The military returned to the area on Thursday, an hour after this writer contacted Police Headquarters in Nairobi and the area Provincial Administration.

This writer had visited the area last week and seen decomposing bodies, some concealed by residents who feared security personnel could destroy them to cover up evidence.

“This is our blood, we cannot let his body be destroyed. We have to bury him lest a curse befalls the community,” said a woman who refused to reveal the identity of a dead man for fear of the military.

“It will be prudent to the families who have identified bodies of relatives to make formal reports to police so that forensic tests can be done,” said Mr Wahong’o.

The military camp at Meza was closed when the Government scaled down its presence in Mt Elgon after the SLDF had been routed.

There were several other camps, but the the main one was at Kapkota, less than a kilometre from Toroso High, where slain militia leader Wycliffe Komon Matekwei went to school in 1999.

“The military has been combing the area since yesterday,” said Kroida Bajune, a lawyer for a family searching for four of its members who surrendered to the military at Kapkota but have disappeared.

The family of 55-year old patriarch Sospeter Chebkwesi Cherop went to court to seek his release, together with that of his three cousins. Last week, herders stumbled on bodies that had clothes similar to those the four had been wearing.

“We saw the soldiers with huge flashlights at dawn,” said a resident at Kaberwa, a village at the foot of Kamarang’ Hill. “We fear they will force us to produce the bodies and ensure we do not talk to the media and human rights groups. They recently arrested one of our boys who had taken a lawyer to the scene.”

The soldiers were still combing the area when this writer returned last Friday.

In Kaberwa, at least 10 suspects are feared to have died at the hands of soldiers at Kapkota. Four were members of one family (see related story in this special coverage). Their kin could not locate them although records at the Chesikaki Police Station show that the suspects were “booked out” — a euphemism for handed over — to the military.

A source at the Kapkota Military Base said. “The reports have caused so much discomfort here. There is panic. People have been sent to sort out the mess.”
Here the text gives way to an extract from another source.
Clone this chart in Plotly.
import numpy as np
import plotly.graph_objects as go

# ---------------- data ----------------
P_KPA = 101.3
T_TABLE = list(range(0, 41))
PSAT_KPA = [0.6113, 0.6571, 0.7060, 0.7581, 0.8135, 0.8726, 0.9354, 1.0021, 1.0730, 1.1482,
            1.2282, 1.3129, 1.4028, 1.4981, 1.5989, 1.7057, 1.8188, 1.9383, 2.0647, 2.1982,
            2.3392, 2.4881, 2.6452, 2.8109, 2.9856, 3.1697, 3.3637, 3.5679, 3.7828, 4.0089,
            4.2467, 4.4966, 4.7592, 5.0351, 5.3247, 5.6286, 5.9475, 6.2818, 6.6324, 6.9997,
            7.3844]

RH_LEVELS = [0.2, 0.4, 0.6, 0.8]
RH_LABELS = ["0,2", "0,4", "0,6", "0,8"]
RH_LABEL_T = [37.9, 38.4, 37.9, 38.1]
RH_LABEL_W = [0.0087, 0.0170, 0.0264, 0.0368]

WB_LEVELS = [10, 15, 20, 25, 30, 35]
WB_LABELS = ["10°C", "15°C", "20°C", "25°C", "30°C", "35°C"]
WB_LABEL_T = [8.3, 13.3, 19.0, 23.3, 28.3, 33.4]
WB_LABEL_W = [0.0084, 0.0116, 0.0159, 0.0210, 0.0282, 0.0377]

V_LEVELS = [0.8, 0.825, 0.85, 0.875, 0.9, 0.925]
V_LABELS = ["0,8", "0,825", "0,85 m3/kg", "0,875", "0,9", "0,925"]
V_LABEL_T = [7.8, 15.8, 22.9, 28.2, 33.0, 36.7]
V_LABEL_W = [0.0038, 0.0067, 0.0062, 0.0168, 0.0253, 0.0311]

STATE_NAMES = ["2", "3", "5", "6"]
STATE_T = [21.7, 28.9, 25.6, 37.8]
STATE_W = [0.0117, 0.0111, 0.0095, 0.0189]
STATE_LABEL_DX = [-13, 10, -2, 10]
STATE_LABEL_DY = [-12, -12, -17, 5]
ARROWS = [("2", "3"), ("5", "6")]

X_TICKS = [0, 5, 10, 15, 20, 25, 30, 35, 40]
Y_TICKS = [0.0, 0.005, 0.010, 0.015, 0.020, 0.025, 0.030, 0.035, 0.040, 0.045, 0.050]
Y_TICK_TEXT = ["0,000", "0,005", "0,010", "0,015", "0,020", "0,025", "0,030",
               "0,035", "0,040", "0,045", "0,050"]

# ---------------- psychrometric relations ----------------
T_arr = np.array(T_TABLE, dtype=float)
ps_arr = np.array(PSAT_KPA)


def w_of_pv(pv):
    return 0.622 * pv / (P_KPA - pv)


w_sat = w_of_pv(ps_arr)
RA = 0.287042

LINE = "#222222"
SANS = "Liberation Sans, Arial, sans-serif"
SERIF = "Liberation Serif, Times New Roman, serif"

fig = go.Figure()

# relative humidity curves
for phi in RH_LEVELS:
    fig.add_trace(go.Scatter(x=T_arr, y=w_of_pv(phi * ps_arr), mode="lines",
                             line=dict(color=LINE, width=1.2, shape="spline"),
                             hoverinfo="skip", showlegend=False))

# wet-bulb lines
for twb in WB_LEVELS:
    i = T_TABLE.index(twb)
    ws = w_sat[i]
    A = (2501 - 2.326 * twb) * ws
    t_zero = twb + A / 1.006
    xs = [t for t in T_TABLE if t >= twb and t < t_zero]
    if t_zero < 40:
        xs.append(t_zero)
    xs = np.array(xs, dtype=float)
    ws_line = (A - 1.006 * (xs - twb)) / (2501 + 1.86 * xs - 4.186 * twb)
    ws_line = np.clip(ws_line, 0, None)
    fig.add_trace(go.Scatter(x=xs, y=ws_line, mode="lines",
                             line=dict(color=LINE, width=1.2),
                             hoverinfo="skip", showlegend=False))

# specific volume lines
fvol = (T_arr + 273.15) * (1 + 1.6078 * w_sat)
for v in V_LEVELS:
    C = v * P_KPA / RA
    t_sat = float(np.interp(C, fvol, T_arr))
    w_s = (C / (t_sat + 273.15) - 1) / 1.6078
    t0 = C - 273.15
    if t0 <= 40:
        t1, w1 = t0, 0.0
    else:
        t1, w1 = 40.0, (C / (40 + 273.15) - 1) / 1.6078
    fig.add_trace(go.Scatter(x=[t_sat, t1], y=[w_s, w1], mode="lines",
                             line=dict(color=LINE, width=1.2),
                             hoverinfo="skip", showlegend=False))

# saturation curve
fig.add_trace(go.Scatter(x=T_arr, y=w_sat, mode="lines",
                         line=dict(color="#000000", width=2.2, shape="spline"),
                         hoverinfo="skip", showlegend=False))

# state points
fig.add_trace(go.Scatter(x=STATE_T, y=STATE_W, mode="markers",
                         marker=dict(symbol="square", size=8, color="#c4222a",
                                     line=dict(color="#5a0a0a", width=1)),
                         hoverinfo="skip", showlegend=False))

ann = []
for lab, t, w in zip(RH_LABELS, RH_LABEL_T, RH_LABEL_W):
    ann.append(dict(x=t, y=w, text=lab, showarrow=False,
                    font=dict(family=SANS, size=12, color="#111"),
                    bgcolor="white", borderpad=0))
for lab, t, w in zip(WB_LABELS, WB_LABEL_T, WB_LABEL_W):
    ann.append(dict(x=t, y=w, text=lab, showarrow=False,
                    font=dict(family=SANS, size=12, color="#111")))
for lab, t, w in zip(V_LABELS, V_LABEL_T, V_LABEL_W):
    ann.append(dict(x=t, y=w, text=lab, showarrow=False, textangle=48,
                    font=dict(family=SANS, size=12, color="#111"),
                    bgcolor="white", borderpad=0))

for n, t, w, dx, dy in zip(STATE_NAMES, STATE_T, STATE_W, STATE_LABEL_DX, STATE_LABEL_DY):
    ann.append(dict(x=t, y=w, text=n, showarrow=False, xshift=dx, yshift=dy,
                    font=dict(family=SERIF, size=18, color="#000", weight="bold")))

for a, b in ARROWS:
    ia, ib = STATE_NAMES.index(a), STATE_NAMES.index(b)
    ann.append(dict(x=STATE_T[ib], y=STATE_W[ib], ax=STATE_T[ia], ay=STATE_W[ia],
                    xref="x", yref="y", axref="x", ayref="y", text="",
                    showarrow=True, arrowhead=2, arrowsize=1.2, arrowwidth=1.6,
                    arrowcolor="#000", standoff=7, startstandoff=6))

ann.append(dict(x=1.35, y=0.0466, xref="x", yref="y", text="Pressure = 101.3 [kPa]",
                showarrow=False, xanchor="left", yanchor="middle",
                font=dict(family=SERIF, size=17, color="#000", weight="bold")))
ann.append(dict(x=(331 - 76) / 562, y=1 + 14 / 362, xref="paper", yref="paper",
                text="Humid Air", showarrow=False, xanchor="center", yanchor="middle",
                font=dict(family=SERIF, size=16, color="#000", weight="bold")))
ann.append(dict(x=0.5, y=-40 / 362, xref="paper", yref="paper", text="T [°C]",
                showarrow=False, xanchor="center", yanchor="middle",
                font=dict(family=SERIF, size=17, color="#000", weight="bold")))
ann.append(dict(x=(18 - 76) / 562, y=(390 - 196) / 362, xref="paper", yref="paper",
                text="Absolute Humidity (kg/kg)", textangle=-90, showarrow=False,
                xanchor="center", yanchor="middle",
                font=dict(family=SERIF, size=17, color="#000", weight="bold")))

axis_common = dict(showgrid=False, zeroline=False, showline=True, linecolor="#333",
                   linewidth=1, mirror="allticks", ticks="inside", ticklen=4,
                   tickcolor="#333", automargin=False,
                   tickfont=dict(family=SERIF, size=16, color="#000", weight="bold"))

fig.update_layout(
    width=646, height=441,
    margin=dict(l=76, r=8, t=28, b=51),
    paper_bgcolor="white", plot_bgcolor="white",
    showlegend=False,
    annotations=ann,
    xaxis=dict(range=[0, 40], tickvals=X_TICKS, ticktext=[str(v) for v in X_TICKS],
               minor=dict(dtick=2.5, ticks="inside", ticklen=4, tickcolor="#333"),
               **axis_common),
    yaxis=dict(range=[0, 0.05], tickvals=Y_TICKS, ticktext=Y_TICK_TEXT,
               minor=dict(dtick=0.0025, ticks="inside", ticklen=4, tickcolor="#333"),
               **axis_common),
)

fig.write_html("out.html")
A woman whose son she says surrendered to the military during the early days of the operation and who has vanished, took this writer to the Kamarang’ Hills and identified a body that, she said, had clothes similar to those of her son. Four other skulls were strewn around the area, covered with thick grass.

“This was the breadwinner of the family. We all looked up to him. He was a good boy. Now he is gone; killed by the soldiers,” the woman said, as she picked up the skull with her bare hands. “Will I ever get the chance to bury him?” she asked.

The previous day, lawyer Bajune, a number of families who suspected the bodies belonged to their kin and a team from the Independent Medico-Legal Uniled by Dr Walter Nalianya had also visited the scene and taken pictures.

“We discovered five skulls and a number of body parts,” said Dr Nalianya. “The brain was decomposing on one of the skulls while tissue such as muscles, could be seen on the others. This means the bodies have not been there for long. They were three to four months old.”

The area provincial administration said it was unaware of the bodies but suspect they were dumped there by the SLDF.

“I have not heard about the bodies. But when it comes to issues of Mt Elgon, you journalists must be fair and independent. The skulls you say you have discovered could be (the work of) SLDF,” said Mohamed Ali Birik, the District Commissioner, Mt Elgon.

“The military has not been associated with any form of atrocities. In fact, members of the public know that the area is more secure than before. The military has brought peace.”